Evento reuniu arte, ancestralidade e potentes relatos femininos de resistência
Ao som vibrante dos atabaques comandados pelo mestre Dengo, um grupo abriu com jongo a emocionante comemoração do Dia da Mulher Negra Latino-Americana e Caribenha, realizada na noite de ontem, 24, na sede do Sindipetro-NF, em Macaé. O ritmo ancestral ecoou pelo teatro lotado e envolveu a plateia, que foi convidada a participar da dança, celebrando o corpo, a cultura e a resistência de um povo que luta em movimento.
O coordenador geral do Sindipetro-NF, Sérgio Borges, deu as boas-vindas ao público destacando a importância de espaços como esse para fortalecer a luta. “A cultura é instrumento de resistência, de formação e de luta da classe trabalhadora”, afirmou.
Logo após a apresentação, foi formada uma roda de conversa com seis mulheres potentes: Andrea Pessanha, Nívea Maria, Patrícia Jesus Silva, Mariúcha Corrêa, Ohana Lopes e Raíla Maciel. Cada uma compartilhou vivências, dores, conquistas e trajetórias de transformação que emocionaram o público.
Mariúcha Corrêa falou sobre a inspiração para sua obra Floresta Desencantada, nascida após a morte de sua mãe.

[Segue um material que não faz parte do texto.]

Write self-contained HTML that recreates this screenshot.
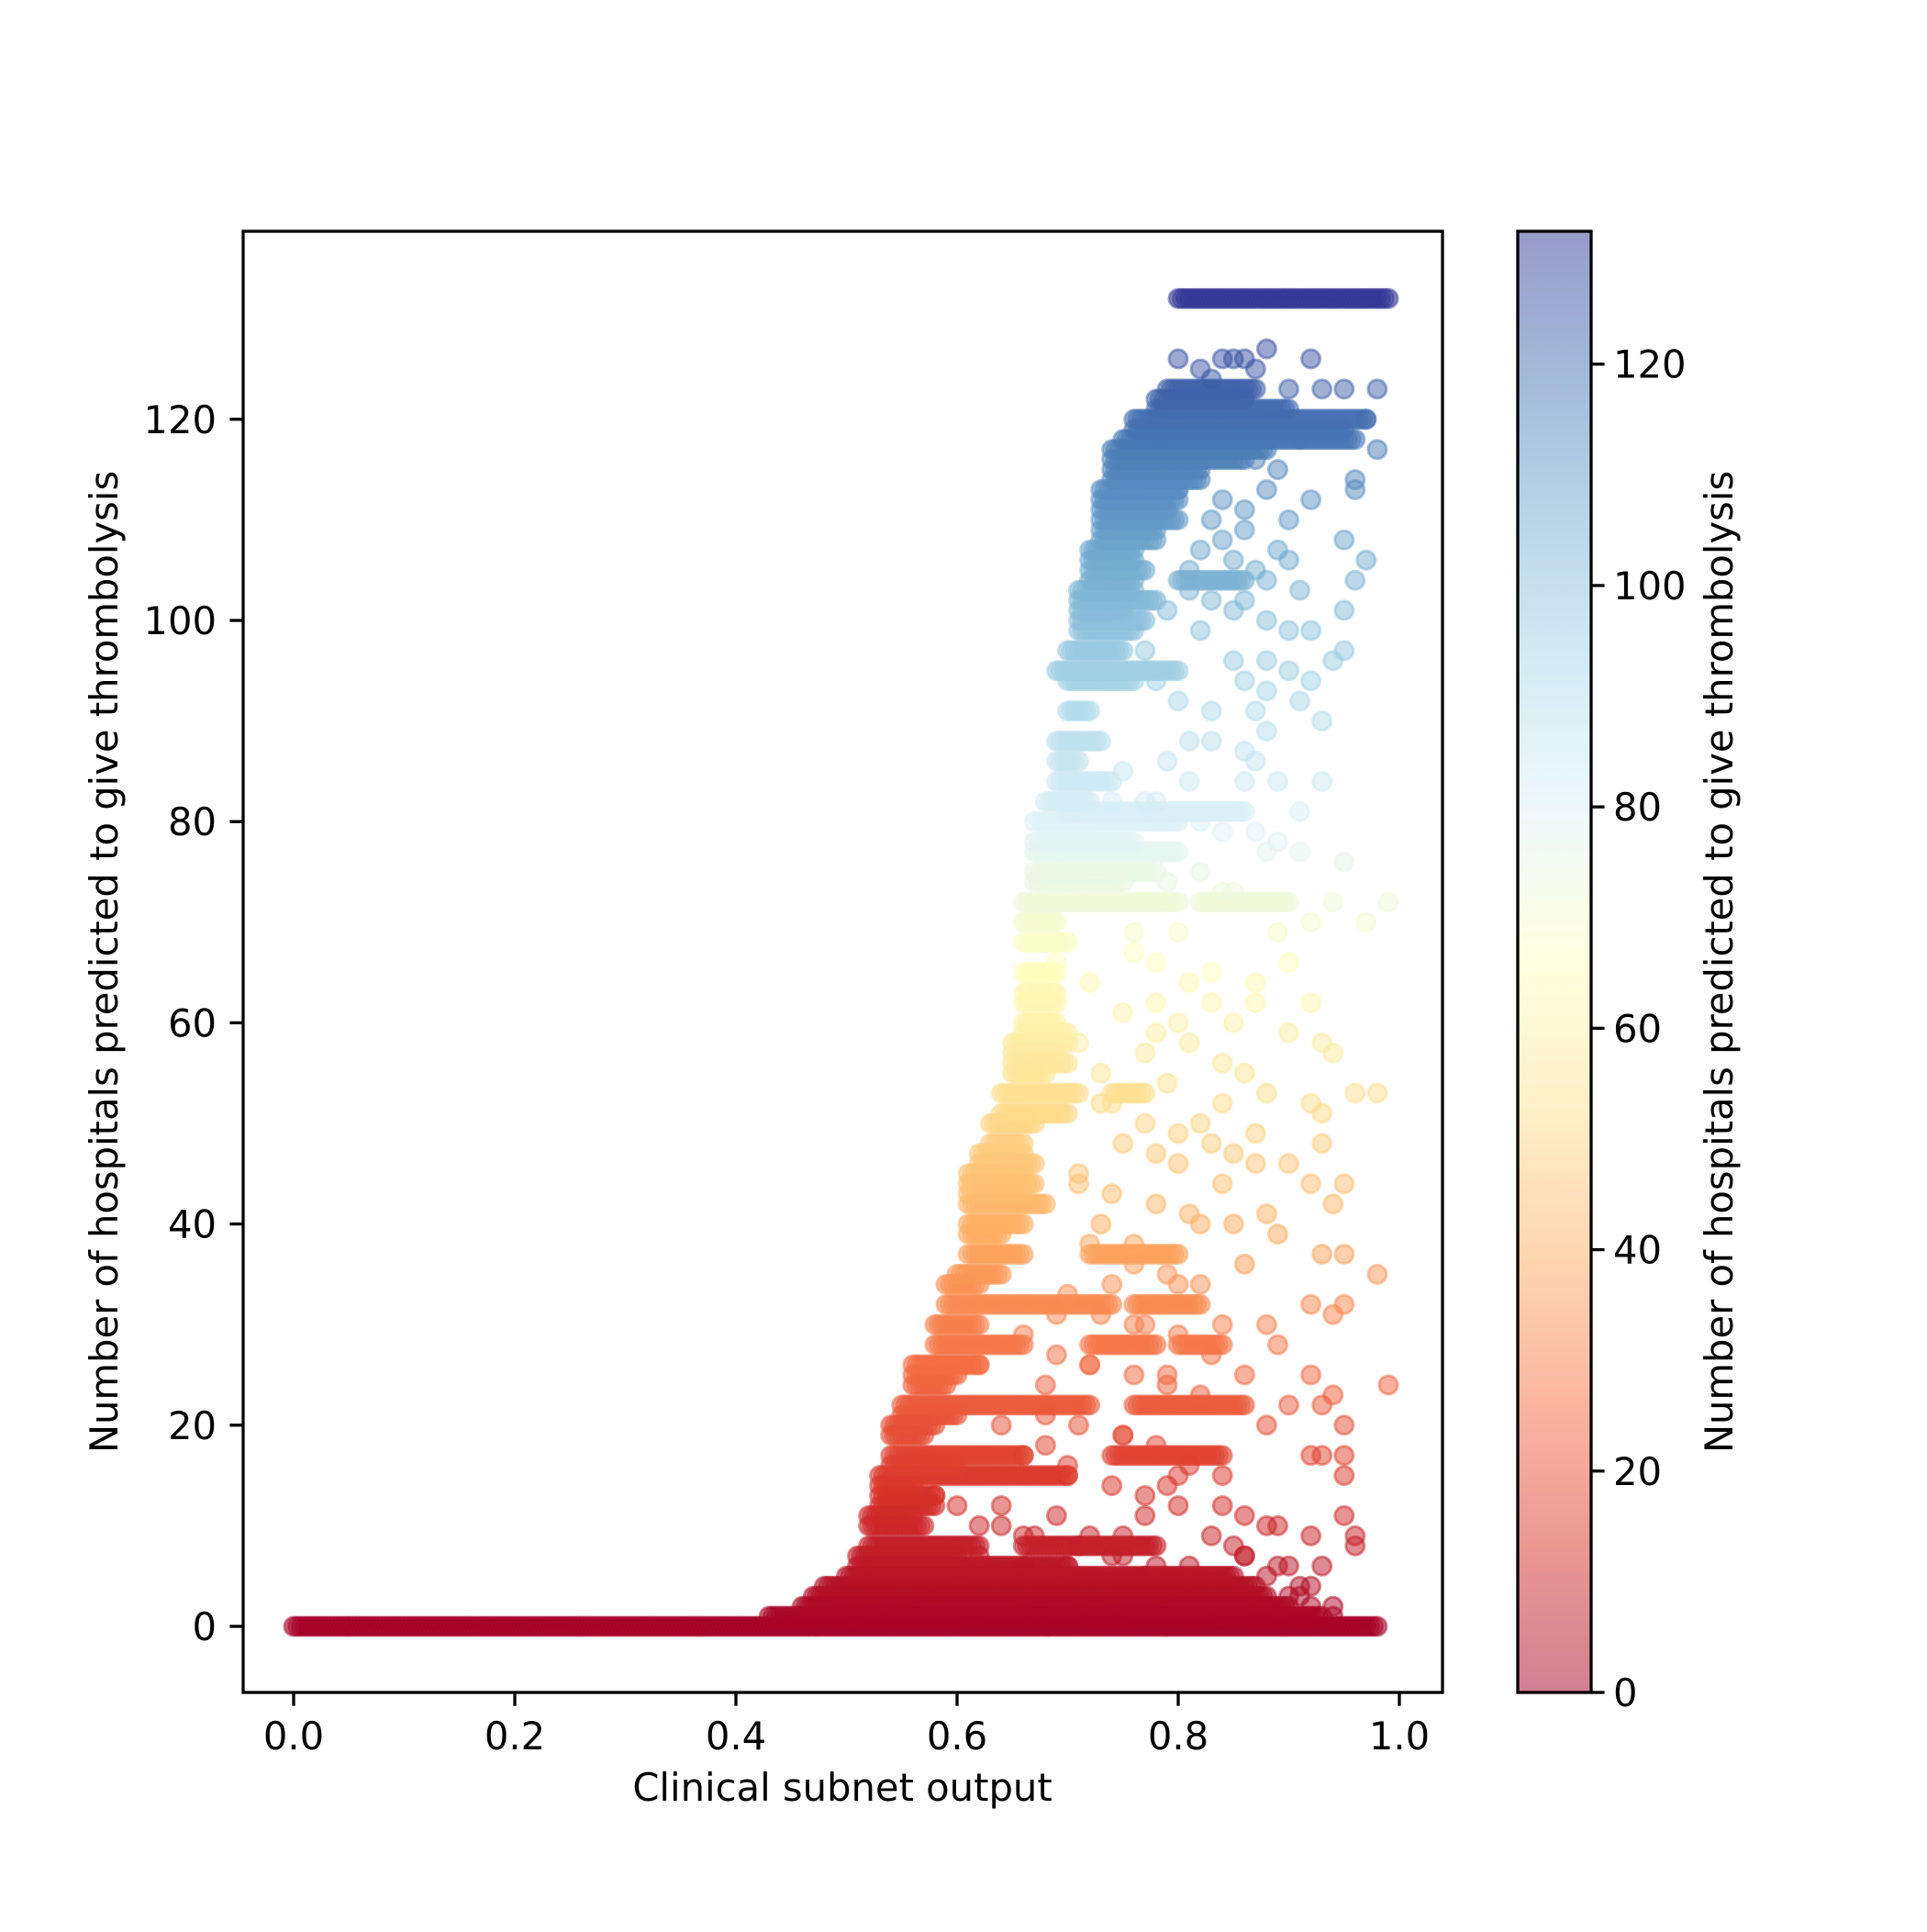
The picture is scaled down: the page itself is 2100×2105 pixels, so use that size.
<!DOCTYPE html>
<html><head><meta charset="utf-8"><style>
html,body{margin:0;padding:0;background:#fff;}
svg text{font-family:"DejaVu Sans","Liberation Sans",sans-serif;fill:#000;}
</style></head><body>
<svg id="chart" width="2100" height="2100" viewBox="0 0 2100 2100" xmlns="http://www.w3.org/2000/svg">
<rect width="2100" height="2100" fill="#fff"/>
<defs><linearGradient id="cbgrad" x1="0" y1="1" x2="0" y2="0"></linearGradient>
<clipPath id="plotclip"><rect x="265" y="252" width="1307" height="1592"/></clipPath></defs>
<g id="points" clip-path="url(#plotclip)"></g>
<rect x="265" y="252" width="1307" height="1592" fill="none" stroke="#000" stroke-width="3.3"/>
<g id="xticks"></g>
<g id="yticks"></g>
<text x="918" y="1962" font-size="41.7" text-anchor="middle">Clinical subnet output</text>
<text transform="translate(128,1048) rotate(-90)" font-size="41.7" text-anchor="middle">Number of hospitals predicted to give thrombolysis</text>
<rect x="1654" y="252" width="80" height="1592" fill="url(#cbgrad)"/>
<rect x="1654" y="252" width="80" height="1592" fill="none" stroke="#000" stroke-width="3.3"/>
<g id="cbticks"></g>
<text transform="translate(1888,1048) rotate(-90)" font-size="41.7" text-anchor="middle">Number of hospitals predicted to give thrombolysis</text>
</svg>
<script>
const xTicks=[0,0.2,0.4,0.6,0.8,1.0];
const xTickLabels=["0.0","0.2","0.4","0.6","0.8","1.0"];
const yTicks=[0,20,40,60,80,100,120];
const cbTicks=[0,20,40,60,80,100,120];
// dense bands: [y, xStart, xEnd]
const bandY=[132,0,1,2,3,4,5,6,8,8,12,14,16,17,17,20,22,22,25,28,28,28,32,32,35,37,37,40,42,44,46,48,51,53,53,56,58,60,62,65,68,72,72,75,77,80,81,84,88,91,94,95,99,100,102,104,104,106,108,110,112,114,116,118,120,123,
7,10,11,13,15,19,21,24,26,30,34,39,43,45,47,50,55,57,59,63,70,74,78,82,86,97,101,103,105,107,109,111,113,115,117,119,121,122];
const bandX0=[0.80,0,0.43,0.46,0.47,0.48,0.50,0.51,0.52,0.66,0.53,0.53,0.54,0.54,0.74,0.54,0.55,0.76,0.56,0.58,0.72,0.80,0.59,0.76,0.60,0.61,0.72,0.61,0.61,0.61,0.62,0.63,0.64,0.64,0.74,0.65,0.65,0.66,0.66,0.66,0.66,0.66,0.82,0.67,0.67,0.67,0.70,0.69,0.69,0.70,0.70,0.69,0.71,0.71,0.71,0.72,0.80,0.72,0.73,0.73,0.73,0.74,0.74,0.75,0.76,0.79,
0.51,0.52,0.52,0.53,0.53,0.54,0.55,0.56,0.56,0.58,0.59,0.61,0.61,0.61,0.62,0.63,0.65,0.65,0.66,0.66,0.66,0.67,0.67,0.68,0.69,0.70,0.71,0.71,0.72,0.72,0.73,0.73,0.73,0.74,0.74,0.76,0.78,0.78];
const bandX1=[0.99,0.98,0.93,0.90,0.88,0.87,0.85,0.70,0.62,0.78,0.58,0.56,0.60,0.66,0.84,0.58,0.72,0.86,0.60,0.66,0.78,0.84,0.74,0.82,0.64,0.66,0.80,0.66,0.68,0.67,0.67,0.66,0.70,0.71,0.77,0.70,0.70,0.69,0.69,0.69,0.70,0.80,0.90,0.78,0.80,0.80,0.86,0.74,0.73,0.72,0.76,0.80,0.76,0.77,0.78,0.76,0.86,0.76,0.78,0.80,0.80,0.82,0.86,0.96,0.97,0.87,
0.60,0.57,0.56,0.58,0.70,0.57,0.60,0.59,0.62,0.62,0.62,0.64,0.66,0.66,0.66,0.67,0.68,0.69,0.70,0.69,0.69,0.75,0.76,0.72,0.71,0.75,0.75,0.76,0.77,0.76,0.78,0.79,0.80,0.82,0.88,0.95,0.90,0.86];
// scattered points
const ptX=[0.80,0.82,0.84,0.85,0.86,0.88,0.87,0.92,0.83,0.90,0.93,0.95,0.98,0.97,0.98,0.96,0.96,0.92,0.95,0.96,0.97,0.95,0.92,0.94,0.95,0.92,0.86,0.88,0.90,0.84,0.86,0.82,0.85,0.88,0.90,0.83,0.87,0.88,0.80,0.78,0.81,0.89,0.93,0.86,0.91,0.87,0.84,0.95,0.94,0.99,0.97,0.92,0.89,0.80,0.76,0.84,0.88,0.81,0.83,0.87,0.92,0.78,0.80,0.85,0.90,0.93,0.94,0.96,0.98,0.92,0.88,0.84,0.93,0.87,0.82,0.78,0.80,0.93,0.90,0.87,0.84,0.92,0.95,0.94,0.88,0.85,0.82,0.89,0.76,0.93,0.95,0.98,0.86,0.80,0.74,0.92,0.95,0.94,0.88,0.84,0.76,0.89,0.83,0.92,0.86,0.79,0.72,0.99,0.94,0.90,0.93,0.88,0.95,0.93,0.95,0.92,0.84,0.80,0.70,0.68,0.75,0.95,0.84,0.86,0.89,0.95,0.96,0.96,0.92,0.77,0.69,0.64,0.62,0.83,0.85,0.90,0.92,0.94,0.91,0.72,0.75,0.66,0.79,0.88,0.86,0.60,0.58,0.64,0.68,0.62,0.66,0.69,0.73,0.71,0.75,0.73,0.77,0.71,0.74,0.79,0.69,0.72,0.75,0.74,0.78,0.77,0.79,0.81,0.83,0.80,0.82,
0.85,0.87,0.89,0.91,0.84,0.86,0.88,0.90,0.82,0.85,0.87,0.89,0.91,0.81,0.83,0.85,0.88,0.90,0.86,0.88,0.91,0.93,0.83,0.86,0.79,0.81,0.77,0.82,0.87,0.89,0.91,0.79,0.82,0.85,0.76,0.78,0.83,0.87,0.90,0.75,0.78,0.81,0.84,0.86,0.73,0.77,0.80,0.83,0.85,0.71,0.74,0.78,0.81,0.72,0.76,0.79,0.82,0.70,0.73,0.77,0.80,0.69,0.72,0.76,0.79,0.82,0.68,0.71,0.75,0.78,0.81,0.66,0.70,0.74,0.77,0.80,0.64,0.67,0.71,0.75,0.78,0.62,0.66,0.70,0.74,0.77,0.81,0.88,0.91,0.93,0.90,0.92,0.94,0.86,0.89];
const ptY=[126,125,126,126,126,127,125,126,124,123,123,123,123,120,117,114,113,112,108,104,106,101,99,96,97,94,102,104,106,108,109,99,96,96,95,91,91,89,92,94,88,84,84,84,81,86,79,76,72,72,70,70,69,69,69,73,77,64,62,62,62,62,60,60,59,58,57,53,53,52,53,52,51,49,50,47,46,48,46,46,44,44,44,42,41,40,40,39,38,37,37,35,36,34,34,32,32,31,30,30,30,28,27,25,25,25,26,24,23,22,22,20,20,17,17,17,15,15,15,18,19,15,12,11,10,11,9,8,9,11,11,12,10,9,8,6,4,1,3,9,9,9,14,10,7,12,13,20,24,26,29,31,40,44,48,55,57,58,52,54,66,64,85,82,82,97,101,105,110,113,117,
118,116,115,118,112,111,113,110,107,106,105,107,103,103,102,101,100,99,94,93,92,90,88,87,86,84,82,80,79,78,77,74,75,73,67,66,65,64,66,61,59,58,56,55,52,50,49,48,47,45,43,42,41,38,36,35,34,33,31,30,29,27,26,25,24,23,21,20,19,18,16,17,16,14,13,12,10,9,8,7,6,7,6,6,7,5,6,5,4,6,3,2,2,7,6];

const X0=320, XS=1205, Y0=1772, YS=10.96, CB_TOP=252, CB_BOT=1844, VMAX=132;
const sx=v=>X0+v*XS, sy=v=>Y0-v*YS;
const cmap=["#a50026","#d73027","#f46d43","#fdae61","#fee090","#ffffbf","#e0f3f8","#abd9e9","#74add1","#4575b4","#313695"];
function hex(h){return [1,3,5].map(i=>parseInt(h.substr(i,2),16));}
function color(v){let t=Math.max(0,Math.min(1,v/VMAX))*(cmap.length-1);let i=Math.min(Math.floor(t),cmap.length-2),f=t-i;let a=hex(cmap[i]),b=hex(cmap[i+1]);return `rgb(${a.map((c,k)=>Math.round(c+(b[k]-c)*f)).join(",")})`;}
const NS="http://www.w3.org/2000/svg";
const G=document.getElementById("points");
function dot(x,y){const c=document.createElementNS(NS,"circle");


c.setAttribute("cx",sx(x).toFixed(1));c.setAttribute("cy",sy(y).toFixed(1));c.setAttribute("r","10");
const col=color(y);c.setAttribute("fill",col);c.setAttribute("fill-opacity","0.5");c.setAttribute("stroke",col);c.setAttribute("stroke-opacity","0.5");c.setAttribute("stroke-width","3");G.appendChild(c);}
const order=[];
bandY.forEach((y,i)=>order.push({t:"b",i,y}));
ptY.forEach((y,i)=>order.push({t:"p",i,y}));
order.sort((a,b)=>a.y-b.y);
order.forEach(o=>{if(o.t==="b"){const x0=bandX0[o.i],x1=bandX1[o.i];const n=Math.max(1,Math.round((x1-x0)*XS/4));for(let k=0;k<=n;k++)dot(x0+(x1-x0)*k/n,o.y);}else dot(ptX[o.i],ptY[o.i]);});
const xt=document.getElementById("xticks");
xTicks.forEach((v,i)=>{const x=sx(v);
const l=document.createElementNS(NS,"line");
l.setAttribute("x1",x);l.setAttribute("x2",x);l.setAttribute("y1",1844);l.setAttribute("y2",1858.6);l.setAttribute("stroke","#000");l.setAttribute("stroke-width","3.3");xt.appendChild(l);
const t=document.createElementNS(NS,"text");
t.setAttribute("x",x);t.setAttribute("y",1906);t.setAttribute("font-size","41.7");t.setAttribute("text-anchor","middle");t.textContent=xTickLabels[i];xt.appendChild(t);});
const yt=document.getElementById("yticks");
yTicks.forEach(v=>{const y=sy(v);
const l=document.createElementNS(NS,"line");
l.setAttribute("x1",250.4);l.setAttribute("x2",265);l.setAttribute("y1",y);l.setAttribute("y2",y);l.setAttribute("stroke","#000");l.setAttribute("stroke-width","3.3");yt.appendChild(l);
const t=document.createElementNS(NS,"text");
t.setAttribute("x",236);t.setAttribute("y",y+15);t.setAttribute("font-size","41.7");t.setAttribute("text-anchor","end");t.textContent=String(v);yt.appendChild(t);});
const grad=document.getElementById("cbgrad");
for(let k=0;k<=20;k++){const s=document.createElementNS(NS,"stop");s.setAttribute("offset",(k/20));s.setAttribute("stop-color",color(VMAX*k/20));s.setAttribute("stop-opacity","0.5");grad.appendChild(s);}
const cb=document.getElementById("cbticks");
cbTicks.forEach(v=>{const y=CB_BOT-(v/VMAX)*(CB_BOT-CB_TOP);
const l=document.createElementNS(NS,"line");
l.setAttribute("x1",1734);l.setAttribute("x2",1748.6);l.setAttribute("y1",y);l.setAttribute("y2",y);l.setAttribute("stroke","#000");l.setAttribute("stroke-width","3.3");cb.appendChild(l);
const t=document.createElementNS(NS,"text");
t.setAttribute("x",1758);t.setAttribute("y",y+15);t.setAttribute("font-size","41.7");t.textContent=String(v);cb.appendChild(t);});
</script>
</body></html>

A relação com uma árvore sagrada que nasceu em seu quintal guiou a criação de um personagem ligado ao orixá Oxóssi. “Não sou eu que cuido do quintal, é o quintal que está cuidando de mim”, afirmou, conectando espiritualidade, natureza e ancestralidade.
A jornalista e escritora Raíla Maciel falou sobre sua jornada de reconhecimento como mulher negra de pele clara. Seu livro, lançado com apoio da Lei Paulo Gustavo, é uma autobiografia poética sobre esse processo. “Esse livro é o compromisso de resgatar a minha história e me recriar em minhas potencialidades”, afirmou, citando a intelectual Lélia Gonzalez.
Já Ohana Lopes compartilhou relatos comoventes sobre maternidade e espiritualidade, incluindo um capítulo de seu livro inspirado em uma conversa com uma mãe que perdeu o filho. “Mães, ouçam seus filhos. Eles têm muito a dizer”, declarou, reforçando o poder da escrita como ponte entre gerações.
A também jornalista e escritora Andrea Pessanha emocionou ao relembrar sua história marcada por ancestralidade indígena, violência doméstica sofrida por sua mãe e sua superação por meio da educação. “Educação e conhecimento são o que me livraram daquilo que tentaram tirar de mim”, disse. Ela também apresentou trechos do seu novo livro Emoções Poéticas, ainda em finalização.
A professora e pesquisadora Nívea Maria trouxe uma fala profunda e crítica sobre a exclusão das mulheres negras nos espaços de poder, como universidades e centros de pesquisa. Falou sobre a discriminação sofrida na Academia, que não consegue enxergar uma mulher preta no lugar de cientista.
“O Julho das Pretas é esse lugar de luta. Mas a vida da gente é luta antirracista todo dia, toda hora, em todo lugar”, destacou. Ela ressaltou que não chegou onde está sozinha, mas sim com o apoio de muitas outras mulheres que a antecederam. “Cheguei aqui por causa das políticas públicas, das ações afirmativas, da força da minha mãe, das minhas tias e de tantas outras que abriram caminhos”, afirmou.
Nívea também fez um alerta sobre a necessidade de políticas públicas com recorte racial e de gênero: “Políticas universais por si só não resolvem. Se não considerarem raça e gênero, continuam a reproduzir a exclusão das mulheres negras”. Ao final de sua fala, deixou uma mensagem poética: “Que possamos ser lembrança, memória — mas também projeto de futuro.”
Fechando a roda, Patrícia Jesus Silva, doutoranda em Políticas Sociais, relatou episódios de racismo vividos no meio acadêmico e no mercado de trabalho. Em um de seus relatos, destacou: “É muito dolorido quando a sua fala não é legitimada, quando seu conhecimento é silenciado”. Com coragem, revelou a dificuldade de ocupar espaços e a importância de resistir, mesmo nos ambientes que se dizem progressistas.
O evento foi encerrado com um coquetel e o show vibrante da cantora Kynnie, uma das grandes apostas da black music nacional. Com sua presença marcante, a artista interpretou sucessos como “Linda, Chique, Sexy e Braba” — tema da personagem de Camila Pitanga na novela “Beleza Fatal” — e “Oro”, gravada em parceria com Preta Gil, encerrando a noite com música, força e celebração.
Mais que um evento, o encontro promovido pelo Sindipetro-NF foi um verdadeiro manifesto coletivo pela valorização da memória, do pertencimento e da potência das mulheres negras.